Copper prices in London extended their fall to the third consecutive session on Tuesday as concerns about demand in top consumer China and uncertainty about timing of interest-rate cuts worsened speculative sentiment towards industrial metals.

Three-month copper on the London Metal Exchange (LME) fell 0.9% to $8,948.5 per metric ton by 0959 GMT, after breaking below its 200-day moving average at $8,998.

Aluminium was down 1.2% at $2,224.5 a ton after hitting $2,220 for its lowest since March 6.

Chinese leaders signalled on Tuesday the stimulus measures needed to reach this year's economic growth target will be directed at consumers, deviating from their usual playbook of pouring funds into infrastructure projects.

Signs of plenty of metals for the nearby supply, continued woes of China's housing sector, the lack of a meaningful recovery in its macro data and the lack of stimulus measures which would target the metals-consuming industries keep metals prices under pressure, said Standard Chartered analyst Sudakshina Unnikrishnan.

The sell-off in metals could accelerate if China's factory activity data due on Wednesday shows a decline from the previous month, said Sandeep Daga, a director at Metal Intelligence Centre.

The broader markets traded cautiously ahead of the U.S. Federal Reserve meeting, pricing almost no chance of a U.S. rate cut this week, but having fully priced a 25-basis-point reduction in the Fed Funds rate for September.

Copper, used in power and construction, is down 19% since a rally triggered by short covering and speculators' bets on a potential long-term shortage of copper in the green energy transition took it to a record high of $11,104.50 on May 20.

Money managers' net long positions on COMEX copper fell to 19,515 contracts on July 23 from 75,342 contracts on May 21, exchange data showed.

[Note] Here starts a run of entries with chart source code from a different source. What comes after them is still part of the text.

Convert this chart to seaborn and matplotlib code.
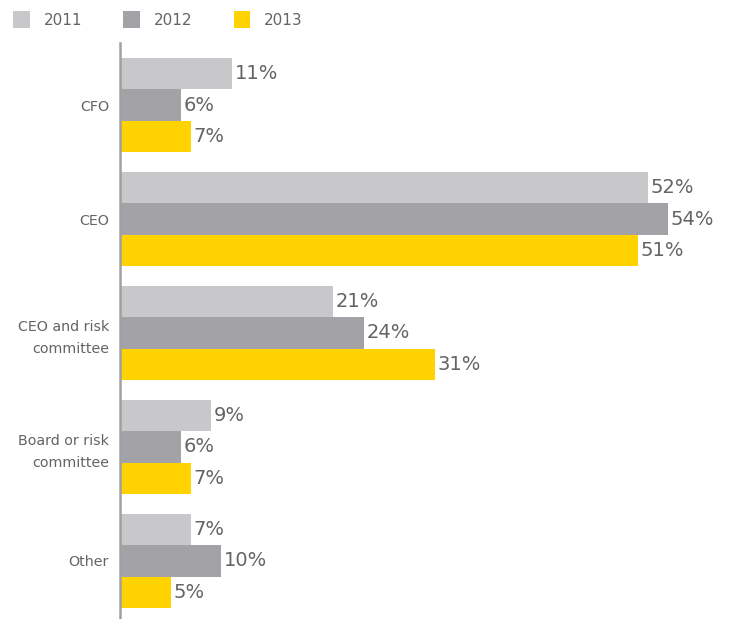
import matplotlib
matplotlib.use("Agg")
import matplotlib.pyplot as plt
import seaborn as sns
import pandas as pd

# Who owns the risk agenda, by survey year (share of respondents, %)
categories = ["CFO", "CEO", "CEO and risk\ncommittee", "Board or risk\ncommittee", "Other"]
years = ["2011", "2012", "2013"]
values_2011 = [11, 52, 21, 9, 7]
values_2012 = [6, 54, 24, 6, 10]
values_2013 = [7, 51, 31, 7, 5]

colors = {"2011": "#c8c8ca", "2012": "#a3a2a7", "2013": "#ffd200"}
text_color = "#646464"

rows = []
for year, vals in zip(years, [values_2011, values_2012, values_2013]):
    for cat, v in zip(categories, vals):
        rows.append({"category": cat, "year": year, "value": v})
df = pd.DataFrame(rows)

sns.set_style("white")
plt.rcParams["font.family"] = ["DejaVu Sans"]

fig = plt.figure(figsize=(7.32, 6.19), dpi=100)
ax = fig.add_axes([120 / 732, 0, (732 - 120) / 732, 576 / 619])

sns.barplot(
    data=df, y="category", x="value", hue="year", orient="h",
    order=categories, hue_order=years, palette=colors,
    width=0.825, gap=0, saturation=1, errorbar=None, linewidth=0, ax=ax,
)

for container, year in zip(ax.containers, years):
    vals = df[df["year"] == year].set_index("category").loc[categories, "value"]
    ax.bar_label(container, labels=[f"{v}%" for v in vals], padding=2,
                 fontsize=14, color=text_color)

ax.set_xlim(0, 60.3)
ax.set_ylim(4.51, -0.545)
ax.set_xlabel("")
ax.set_ylabel("")
ax.set_xticks([])
ax.tick_params(axis="y", length=0, pad=8, labelsize=10.3, labelcolor=text_color)
for lbl in ax.get_yticklabels():
    lbl.set_linespacing(1.65)

for side in ["top", "right", "bottom"]:
    ax.spines[side].set_visible(False)
ax.spines["left"].set_color("#a0a0a0")
ax.spines["left"].set_linewidth(1.8)

sns.move_legend(
    ax, "upper left", bbox_to_anchor=(13 / 732, 1 - 11 / 619),
    bbox_transform=fig.transFigure, ncol=3, frameon=False, title=None,
    fontsize=11, handlelength=1.1, handleheight=1.35, handletextpad=0.9,
    columnspacing=2.7, borderaxespad=0, borderpad=0,
    labelcolor=text_color,
)
leg = ax.get_legend()
for h in leg.legend_handles:
    h.set_linewidth(0)

fig.savefig("out.png", dpi=100)
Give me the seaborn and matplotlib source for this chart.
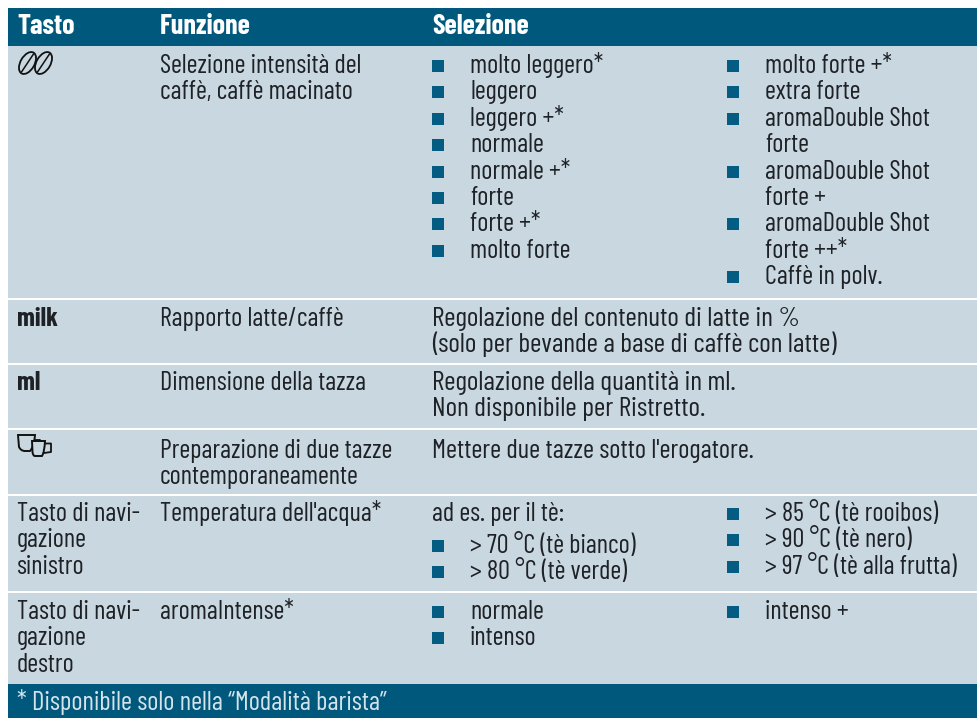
import matplotlib.pyplot as plt
import seaborn as sns
from matplotlib.patches import Ellipse, PathPatch
from matplotlib.path import Path

# table text
headers = ["Tasto", "Funzione", "Selezione"]
tasto = [["milk"], ["ml"]]
tasto_nav = [["Tasto di navi-", "gazione", "sinistro"], ["Tasto di navi-", "gazione", "destro"]]
funzione = [
    ["Selezione intensità del", "caffè, caffè macinato"],
    ["Rapporto latte/caffè"],
    ["Dimensione della tazza"],
    ["Preparazione di due tazze", "contemporaneamente"],
    ["Temperatura dell'acqua*"],
    ["aromaIntense*"],
]
intensita_a = ["molto leggero*", "leggero", "leggero +*", "normale", "normale +*", "forte", "forte +*", "molto forte"]
intensita_b = [
    ["molto forte +*"],
    ["extra forte"],
    ["aromaDouble Shot", "forte"],
    ["aromaDouble Shot", "forte +"],
    ["aromaDouble Shot", "forte ++*"],
    ["Caffè in polv."],
]
selezione_testo = [
    ["Regolazione del contenuto di latte in %", "(solo per bevande a base di caffè con latte)"],
    ["Regolazione della quantità in ml.", "Non disponibile per Ristretto."],
    ["Mettere due tazze sotto l'erogatore."],
]
temp_intro = "ad es. per il tè:"
temp_a = ["> 70 °C (tè bianco)", "> 80 °C (tè verde)"]
temp_b = ["> 85 °C (tè rooibos)", "> 90 °C (tè nero)", "> 97 °C (tè alla frutta)"]
aroma_a = ["normale", "intenso"]
aroma_b = ["intenso +"]
footer = "* Disponibile solo nella “Modalità barista”"

# layout, in pixels of the 977x718 picture
BLUE = "#00587c"
BAND = "#c9d7e1"
INK = "#1e2226"
ICON = "#111111"
PITCH = 26.4
FS = 19.0
COL = [17, 160, 432, 470, 727, 765]
row_edges = [(46, 298), (300, 363), (365, 428), (430, 494), (496, 591), (593, 684)]
row_base = [73, 326, 390, 458, 521, 619]
testo_size = [19.9, 19.9, 19.3]

sns.set_theme(style="white")
plt.rcParams["font.family"] = ["Barlow Condensed", "Roboto Condensed", "Liberation Sans", "DejaVu Sans"]

fig = plt.figure(figsize=(9.77, 7.18), dpi=100)
ax = fig.add_axes([0, 0, 1, 1])
ax.set_xlim(0, 977)
ax.set_ylim(718, 0)
ax.axis("off")


def put(x, y, s, **kw):
    kw.setdefault("color", INK)
    kw.setdefault("fontsize", FS)
    ax.text(x, y, s, va="baseline", ha="left", **kw)


def block(x, y, lines, **kw):
    for i, s in enumerate(lines):
        put(x, y + i * PITCH, s, **kw)


def bullets(x_b, x_t, y, items):
    # items are lists of wrapped lines, only the first one gets a square
    n = 0
    for item in items:
        lines = item if isinstance(item, list) else [item]
        ax.plot([x_b + 6], [y + n * PITCH - 7], marker="s", ms=8.6, mew=0, color="#045c82")
        block(x_t, y + n * PITCH, lines)
        n += len(lines)


# backgrounds
ax.axhspan(8, 46, xmin=8 / 977, color=BLUE, lw=0)
for top, bottom in row_edges:
    ax.axhspan(top, bottom, xmin=8 / 977, color=BAND, lw=0)
ax.axhspan(684, 718, xmin=8 / 977, color=BLUE, lw=0)

# header and footer
for x, s in zip([COL[0], COL[1], COL[2]], headers):
    put(x, 34, s, color="white", fontweight="bold", fontsize=20.2)
put(COL[0], 710, footer, color="#d5e3ea", fontsize=19.2)

# first column
block(COL[0], row_base[1], tasto[0], fontweight="bold")
block(COL[0], row_base[2], tasto[1], fontweight="bold")
block(COL[0], row_base[4], tasto_nav[0])
block(COL[0], row_base[5], tasto_nav[1])

# second column
for y, lines in zip(row_base, funzione):
    block(COL[1], y, lines)

# third column
bullets(COL[2], COL[3], row_base[0], intensita_a)
bullets(COL[4], COL[5], row_base[0], intensita_b)
for y, lines, size in zip(row_base[1:4], selezione_testo, testo_size):
    block(COL[2], y, lines, fontsize=size)
put(COL[2], row_base[4], temp_intro)
bullets(COL[2], COL[3], row_base[4] + 32, temp_a)
bullets(COL[4], COL[5], row_base[4], temp_b)
bullets(COL[2], COL[3], row_base[5], aroma_a)
bullets(COL[4], COL[5], row_base[5], aroma_b)

# bean icon
for cx in (27.5, 43.5):
    ax.add_patch(Ellipse((cx, 63), 14, 24, angle=30, fill=False, ec=ICON, lw=1.3))
    ax.plot([cx - 6, cx + 6], [72, 54], color=ICON, lw=1.1)

# cup icon
big_cup = Path(
    [(18, 435), (35, 435), (34, 447), (30, 451), (25, 451), (21, 451), (19, 447), (18, 435)],
    [Path.MOVETO, Path.LINETO, Path.CURVE3, Path.CURVE3, Path.LINETO, Path.CURVE3, Path.CURVE3, Path.CLOSEPOLY],
)
small_cup = Path(
    [(32, 441), (45, 441), (44.5, 452), (42, 456), (35, 456), (33, 456), (32.5, 452), (32, 441)],
    [Path.MOVETO, Path.LINETO, Path.CURVE3, Path.CURVE3, Path.LINETO, Path.CURVE3, Path.CURVE3, Path.CLOSEPOLY],
)
ax.add_patch(PathPatch(big_cup, fc=BAND, ec=ICON, lw=1.4))
ax.plot([35, 40, 40], [440, 440, 441], color=ICON, lw=1.3)
ax.add_patch(PathPatch(small_cup, fc=BAND, ec=ICON, lw=1.4))
ax.plot([45, 51, 51, 44], [443.5, 443.5, 452, 453], color=ICON, lw=1.3)

fig.savefig("out.png", dpi=100, facecolor="white")
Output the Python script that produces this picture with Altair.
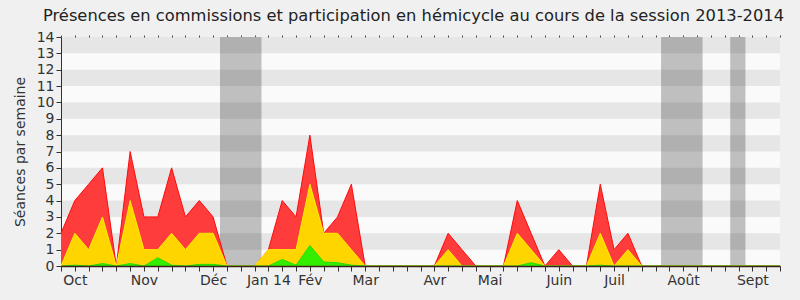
import altair as alt
import pandas as pd

# ---- data ----
weeks = list(range(53))
red_total = [2, 4, 5, 6, 0, 7, 3, 3, 6, 3, 4, 3, 0, 0, 0, 1, 4, 3, 8, 2, 3, 5, 0, 0, 0, 0,
             0, 0, 2, 1, 0, 0, 0, 4, 2, 0, 1, 0, 0, 5, 1, 2] + [0] * 11
yellow_total = [0, 2, 1, 3, 0, 4, 1, 1, 2, 1, 2, 2, 0, 0, 0, 1, 1, 1, 5, 2, 2, 1, 0, 0, 0, 0,
                0, 0, 1, 0, 0, 0, 0, 2, 1, 0, 0, 0, 0, 2, 0, 1] + [0] * 11
green_total = ([0, 0.05, 0, 0.15, 0, 0.15, 0, 0.5, 0.05, 0, 0.1, 0.1, 0, 0, 0, 0, 0.4, 0.05,
                1.25, 0.25, 0.2, 0.05] + [0] * 12 + [0.2] + [0] * 4 + [0.05] + [0] * 13)

month_weeks = [1, 6, 11, 15, 18, 22, 27, 31, 36, 40, 45, 50]
month_names = ["Oct", "Nov", "Déc", "Jan 14", "Fév", "Mar", "Avr", "Mai", "Juin", "Juil", "Août", "Sept"]

vac_start = [11.5, 43.4, 48.4]
vac_end = [14.5, 46.4, 49.5]

band_lo = [1, 3, 5, 7, 9, 11, 13]
band_hi = [2, 4, 6, 8, 10, 12, 14]

FONT = "DejaVu Sans"
W, H = 719, 229

df = pd.DataFrame({"week": weeks, "red": red_total, "yellow": yellow_total, "green": green_total})
vac = pd.DataFrame({"start": vac_start, "end": vac_end})
bands = pd.DataFrame({"lo": band_lo, "hi": band_hi})

xscale = alt.Scale(domain=[0, 52], nice=False, zero=False)
yscale = alt.Scale(domain=[0, 14], nice=False)

label_expr = "''"
for w, n in reversed(list(zip(month_weeks, month_names))):
    label_expr = f"datum.value == {w} ? '{n}' : ({label_expr})"

yaxis = alt.Axis(values=list(range(15)), title="Séances par semaine", grid=False,
                 tickSize=5, tickColor="#333", domainColor="#333", labelFontSize=14,
                 labelColor="#333", labelFont=FONT, titleFont=FONT, titleFontSize=14,
                 titleFontWeight="normal", titleColor="#333", labelPadding=2, titlePadding=9)

vac_layer = alt.Chart(vac).mark_rect(color="#bfbfbf").encode(
    x=alt.X("start:Q", scale=xscale,
            axis=alt.Axis(orient="top", values=weeks, tickSize=2, labels=False, domain=False,
                          title=None, grid=False, tickColor="#444")),
    x2="end:Q",
    y=alt.YDatum(0, scale=yscale, axis=yaxis),
    y2=alt.Y2Datum(14),
)

band_layer = alt.Chart(bands).mark_rect(color="#000000", opacity=0.08).encode(
    x=alt.XDatum(0, scale=xscale, axis=None),
    x2=alt.X2Datum(52),
    y=alt.Y("lo:Q", scale=yscale, axis=yaxis),
    y2="hi:Q",
)

xaxis = alt.Axis(values=weeks, labelExpr=label_expr, tickSize=5, tickColor="#333",
                 domainColor="#3a2020", domainWidth=1.5, labelFontSize=14, labelColor="#333",
                 labelFont=FONT, labelOverlap=False, labelPadding=2, title=None, grid=False,
                 zindex=1)


def area(col, fill, stroke, with_axis):
    return alt.Chart(df).mark_area(color=fill, opacity=1, interpolate="linear",
                                   line={"color": stroke, "strokeWidth": 1}).encode(
        x=alt.X("week:Q", scale=xscale, axis=xaxis if with_axis else None),
        y=alt.Y(f"{col}:Q", scale=yscale, axis=yaxis),
    )


chart = alt.layer(
    vac_layer,
    band_layer,
    area("red", "#ff3c3c", "#ff0a0a", True),
    area("yellow", "#ffd500", "#ffee00", False),
    area("green", "#33ee00", "#22dd00", False),
).resolve_axis(x="independent").properties(
    width=W, height=H,
    autosize=alt.AutoSizeParams(type="none"),
    padding={"left": 61, "top": 37, "right": 20, "bottom": 34},
    background="#f0f0f0",
    title=alt.TitleParams(
        "Présences en commissions et participation en hémicycle au cours de la session 2013-2014",
        font=FONT, fontSize=16.3, fontWeight="normal", color="#222", anchor="middle",
        offset=6, dx=-7),
).configure_view(fill="#fafafa", stroke=None)

chart.save("out.html", embed_options={"renderer": "svg", "actions": False})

However, suggesting that miners remain optimistic about copper's longer-term prospects, global miner BHP Group and Lundin Mining said they would buy Filo Corp, which is yet to start production at a copper deposit it develops in Latin America, for $3.25 billion.

Zinc was down 0.3% at $2,629, lead declined 1.0% to $2,046.5, tin dropped 1.9% to $28,745 and nickel rose 0.6% to $15,935.